Condition on a prime ideal that implies it is maximal.

Question

If $P$ is a prime ideal in a ring $R$, and if $P$ is contained in only finitely many right ideals of $R$, show that $P$ is a maximal ideal of $R$.

I'm honestly not sure where to start with this. Are there any hints?

Answer 1

If $R$ is a commutative ring, then $R/P$ is an integral domain. Since ideals in $R/P$ correspond to ideals in $R$ containing $P$, we have that $R/P$ has only finitely many ideals. Such a ring is Artinian. One can use this fact to show any nonzero element has an inverse (for example, here). Thus, $R/P$ is in fact a field, which happens if and only if $P$ is maximal, and we are done.

Answer 2

After factoring by $P$ the question reduces to the same question with $P=0$, which can be stated as: Show that if $R$ is a prime ring with finitely many right ideals, then $R$ is simple. [$R$ is prime means its zero ideal is a prime ideal, and $R$ is simple means its zero ideal is maximal.]

Reason the statement is true:

As Curious noted, having finitely many right ideals implies that $R$ is right Artinian. This forces the Jacobson radical $J=J(R)$ to be nilpotent. But $R$ is prime, so any nilpotent ideal of $R$ is zero. This implies that $R$ is Artinian and Jacobson semisimple, which implies that $R$ is semisimple. But a prime semisimple ring is simple by the Wedderburn-Artin Theorem.

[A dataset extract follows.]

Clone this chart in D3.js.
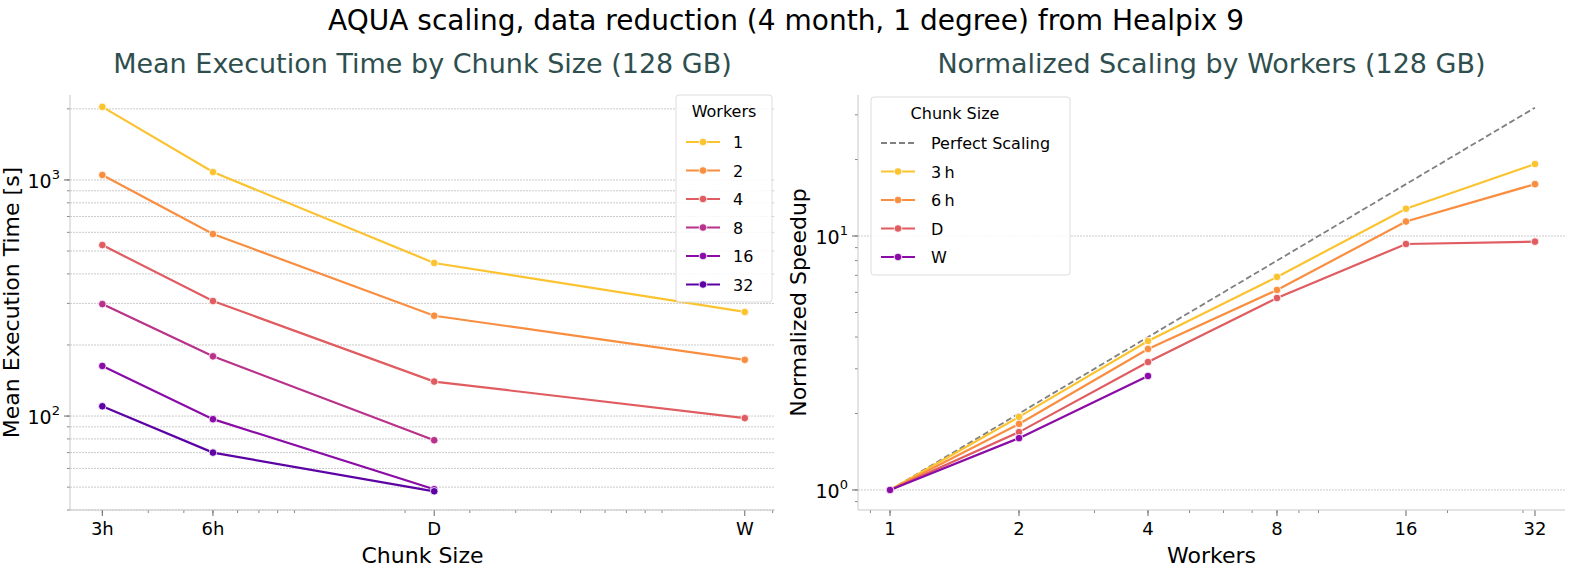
<!DOCTYPE html>
<html><head><meta charset="utf-8">
<script src="https://cdn.jsdelivr.net/npm/d3@7"></script>
<style>body{margin:0;background:#fff;font-family:"DejaVu Sans",sans-serif}</style>
</head><body><svg id="viz" width="1573" height="569"></svg>
<script>
const chunkLabels = ['3h', '6h', 'D', 'W'];
const chunkHours = [3, 6, 24, 168];
const workers = [1, 2, 4, 8, 16, 32];
// mean execution time [s] per worker count, indexed by chunk
const execTimes = {
  1: [2040, 1080, 445, 276],
  2: [1050, 590, 266, 173],
  4: [530, 307, 140, 98],
  8: [298, 179, 79, null],
  16: [163, 97, 49, null],
  32: [110, 70, 48, null]
};
// normalized speedup per chunk, indexed by workers
const speedups = {
  '3h': [1, 1.94, 3.86, 6.9, 12.8, 19.2],
  '6h': [1, 1.82, 3.59, 6.13, 11.4, 16.0],
  'D': [1, 1.69, 3.19, 5.70, 9.3, 9.5],
  'W': [1, 1.60, 2.81]
};
const workerColors = ['#fbc330', '#f98e40', '#e05c60', '#b8318a', '#8a0ba6', '#5c02a4'];
const chunkColors = ['#fbc330', '#f98e40', '#e05c60', '#8a0ba6'];

const svg = d3.select('#viz');
const titleColor = '#2f4f4f';
const gridColor = '#bdbdbd';
const axisColor = '#c8c8c8';

svg.append('text').attr('x', 786).attr('y', 30).attr('text-anchor', 'middle')
  .attr('font-size', 28).text('AQUA scaling, data reduction (4 month, 1 degree) from Healpix 9');

function logMinor(lo, hi) {
  const out = [];
  for (let e = Math.floor(Math.log10(lo)); e <= Math.ceil(Math.log10(hi)); e++)
    for (let m = 1; m < 10; m++) {
      const v = m * Math.pow(10, e);
      if (v >= lo && v <= hi) out.push(v);
    }
  return out;
}

function frame(L, R, T, B, title) {
  svg.append('text').attr('x', (L + R) / 2).attr('y', 73).attr('text-anchor', 'middle')
    .attr('font-size', 27).attr('fill', titleColor).text(title);
  svg.append('line').attr('x1', L).attr('x2', L).attr('y1', T).attr('y2', B).attr('stroke', axisColor);
  svg.append('line').attr('x1', L).attr('x2', R).attr('y1', B).attr('y2', B).attr('stroke', axisColor);
}

function powLabel(g, x, y, exp) {
  const t = g.append('text').attr('x', x).attr('y', y).attr('text-anchor', 'end').attr('font-size', 19);
  t.append('tspan').text('10');
  t.append('tspan').attr('dy', -9).attr('font-size', 13).text(exp);
}

// ---- Left panel ----
{
  const L = 70, R = 775, T = 95, B = 510;
  const x = d3.scaleLog().domain([2.45, 203]).range([L, R]);
  const y = d3.scaleLog().domain([40, 2290]).range([B, T]);
  const g = svg.append('g');
  logMinor(40, 2290).forEach(v => {
    g.append('line').attr('x1', L).attr('x2', R).attr('y1', y(v)).attr('y2', y(v))
      .attr('stroke', gridColor).attr('stroke-width', 0.8).attr('stroke-dasharray', '2,1');
  });
  frame(L, R, T, B, 'Mean Execution Time by Chunk Size (128 GB)');
  logMinor(2.45, 203).forEach(v => g.append('line').attr('x1', x(v)).attr('x2', x(v))
    .attr('y1', B).attr('y2', B + 3).attr('stroke', '#888'));
  chunkHours.forEach((h, i) => {
    g.append('line').attr('x1', x(h)).attr('x2', x(h)).attr('y1', B).attr('y2', B + 6).attr('stroke', '#666');
    g.append('text').attr('x', x(h)).attr('y', B + 25).attr('text-anchor', 'middle')
      .attr('font-size', 18).text(chunkLabels[i]);
  });
  logMinor(40, 2290).forEach(v => g.append('line').attr('x1', L - 3).attr('x2', L).attr('y1', y(v)).attr('y2', y(v)).attr('stroke', '#888'));
  [100, 1000].forEach(v => {
    g.append('line').attr('x1', L - 6).attr('x2', L).attr('y1', y(v)).attr('y2', y(v)).attr('stroke', '#666');
    powLabel(g, L - 10, y(v) + 8, Math.log10(v));
  });
  g.append('text').attr('x', (L + R) / 2).attr('y', 563).attr('text-anchor', 'middle').attr('font-size', 22).text('Chunk Size');
  g.append('text').attr('transform', `translate(19,${(T + B) / 2}) rotate(-90)`).attr('text-anchor', 'middle')
    .attr('font-size', 22).text('Mean Execution Time [s]');
  const line = d3.line().defined(d => d[1] != null).x(d => x(d[0])).y(d => y(d[1]));
  workers.forEach((w, i) => {
    const pts = chunkHours.map((h, j) => [h, execTimes[w][j]]);
    g.append('path').attr('d', line(pts)).attr('fill', 'none').attr('stroke', workerColors[i]).attr('stroke-width', 2.2);
    g.selectAll(null).data(pts.filter(p => p[1] != null)).join('circle')
      .attr('cx', p => x(p[0])).attr('cy', p => y(p[1])).attr('r', 3.8)
      .attr('fill', workerColors[i]).attr('stroke', '#fff').attr('stroke-width', 0.8);
  });
  const lg = svg.append('g').attr('transform', 'translate(676,95)');
  lg.append('rect').attr('width', 96).attr('height', 207).attr('rx', 3).attr('fill', '#fff')
    .attr('fill-opacity', 0.85).attr('stroke', '#ddd');
  lg.append('text').attr('x', 48).attr('y', 22).attr('text-anchor', 'middle').attr('font-size', 16).text('Workers');
  workers.forEach((w, i) => {
    const yy = 47 + i * 28.5;
    lg.append('line').attr('x1', 10).attr('x2', 44).attr('y1', yy).attr('y2', yy).attr('stroke', workerColors[i]).attr('stroke-width', 2.2);
    lg.append('circle').attr('cx', 27).attr('cy', yy).attr('r', 3.8).attr('fill', workerColors[i]).attr('stroke', '#fff').attr('stroke-width', 0.8);
    lg.append('text').attr('x', 57).attr('y', yy + 6).attr('font-size', 16).text(w);
  });
}

// ---- Right panel ----
{
  const L = 858, R = 1565, T = 95, B = 510;
  const x = d3.scaleLog().base(2).domain([0.842, 37.6]).range([L, R]);
  const y = d3.scaleLog().domain([0.834, 35.9]).range([B, T]);
  const g = svg.append('g');
  [1, 10].forEach(v => g.append('line').attr('x1', L).attr('x2', R).attr('y1', y(v)).attr('y2', y(v))
    .attr('stroke', gridColor).attr('stroke-width', 0.8).attr('stroke-dasharray', '2,1'));
  frame(L, R, T, B, 'Normalized Scaling by Workers (128 GB)');
  logMinor(0.842, 37.6).forEach(v => g.append('line').attr('x1', x(v)).attr('x2', x(v)).attr('y1', B).attr('y2', B + 3).attr('stroke', '#888'));
  workers.forEach(w => {
    g.append('line').attr('x1', x(w)).attr('x2', x(w)).attr('y1', B).attr('y2', B + 6).attr('stroke', '#666');
    g.append('text').attr('x', x(w)).attr('y', B + 25).attr('text-anchor', 'middle').attr('font-size', 18).text(w);
  });
  logMinor(0.834, 35.9).forEach(v => g.append('line').attr('x1', L - 3).attr('x2', L).attr('y1', y(v)).attr('y2', y(v)).attr('stroke', '#888'));
  [1, 10].forEach(v => {
    g.append('line').attr('x1', L - 6).attr('x2', L).attr('y1', y(v)).attr('y2', y(v)).attr('stroke', '#666');
    powLabel(g, L - 10, y(v) + 8, Math.log10(v));
  });
  g.append('text').attr('x', (L + R) / 2).attr('y', 563).attr('text-anchor', 'middle').attr('font-size', 22).text('Workers');
  g.append('text').attr('transform', `translate(806,${(T + B) / 2}) rotate(-90)`).attr('text-anchor', 'middle')
    .attr('font-size', 22).text('Normalized Speedup');
  const line = d3.line().x(d => x(d[0])).y(d => y(d[1]));
  g.append('path').attr('d', line(workers.map(w => [w, w]))).attr('fill', 'none')
    .attr('stroke', '#808080').attr('stroke-width', 1.8).attr('stroke-dasharray', '6,3');
  chunkLabels.forEach((c, i) => {
    const pts = speedups[c].map((s, j) => [workers[j], s]);
    g.append('path').attr('d', line(pts)).attr('fill', 'none').attr('stroke', chunkColors[i]).attr('stroke-width', 2.2);
    g.selectAll(null).data(pts).join('circle').attr('cx', p => x(p[0])).attr('cy', p => y(p[1])).attr('r', 3.8)
      .attr('fill', chunkColors[i]).attr('stroke', '#fff').attr('stroke-width', 0.8);
  });
  const lg = svg.append('g').attr('transform', 'translate(871,97)');
  lg.append('rect').attr('width', 199).attr('height', 178).attr('rx', 3).attr('fill', '#fff')
    .attr('fill-opacity', 0.85).attr('stroke', '#ddd');
  lg.append('text').attr('x', 84).attr('y', 22).attr('text-anchor', 'middle').attr('font-size', 16).text('Chunk Size');
  const items = [{ t: 'Perfect Scaling', c: '#808080', dash: true }]
    .concat(chunkLabels.map((c, i) => ({ t: c === '3h' ? '3\u2009h' : c === '6h' ? '6\u2009h' : c, c: chunkColors[i] })));
  items.forEach((it, i) => {
    const yy = 46 + i * 28.5;
    lg.append('line').attr('x1', 10).attr('x2', 44).attr('y1', yy).attr('y2', yy).attr('stroke', it.c)
      .attr('stroke-width', it.dash ? 1.8 : 2.2).attr('stroke-dasharray', it.dash ? '6,3' : null);
    if (!it.dash) lg.append('circle').attr('cx', 27).attr('cy', yy).attr('r', 3.8).attr('fill', it.c).attr('stroke', '#fff').attr('stroke-width', 0.8);
    lg.append('text').attr('x', 60).attr('y', yy + 6).attr('font-size', 16).text(it.t);
  });
}
</script></body></html>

We can go a little bit further than required. The Wedderburn-Artin Theorem shows that $R\cong M_n(D)$ for some $n$ and some division ring $D$. But such rings usually have infinitely many right ideals. The exceptions are when $R$ itself is a division ring, or $R$ is finite. So one can reword the original problem as:

Show that if $P$ is a prime ideal of $R$ that is contained in finitely many right ideals, then either $P$ is maximal as a right ideal in $R$ or else $P$ is maximal as a 2-sided ideal of $R$ and $P$ has finite index in $R$.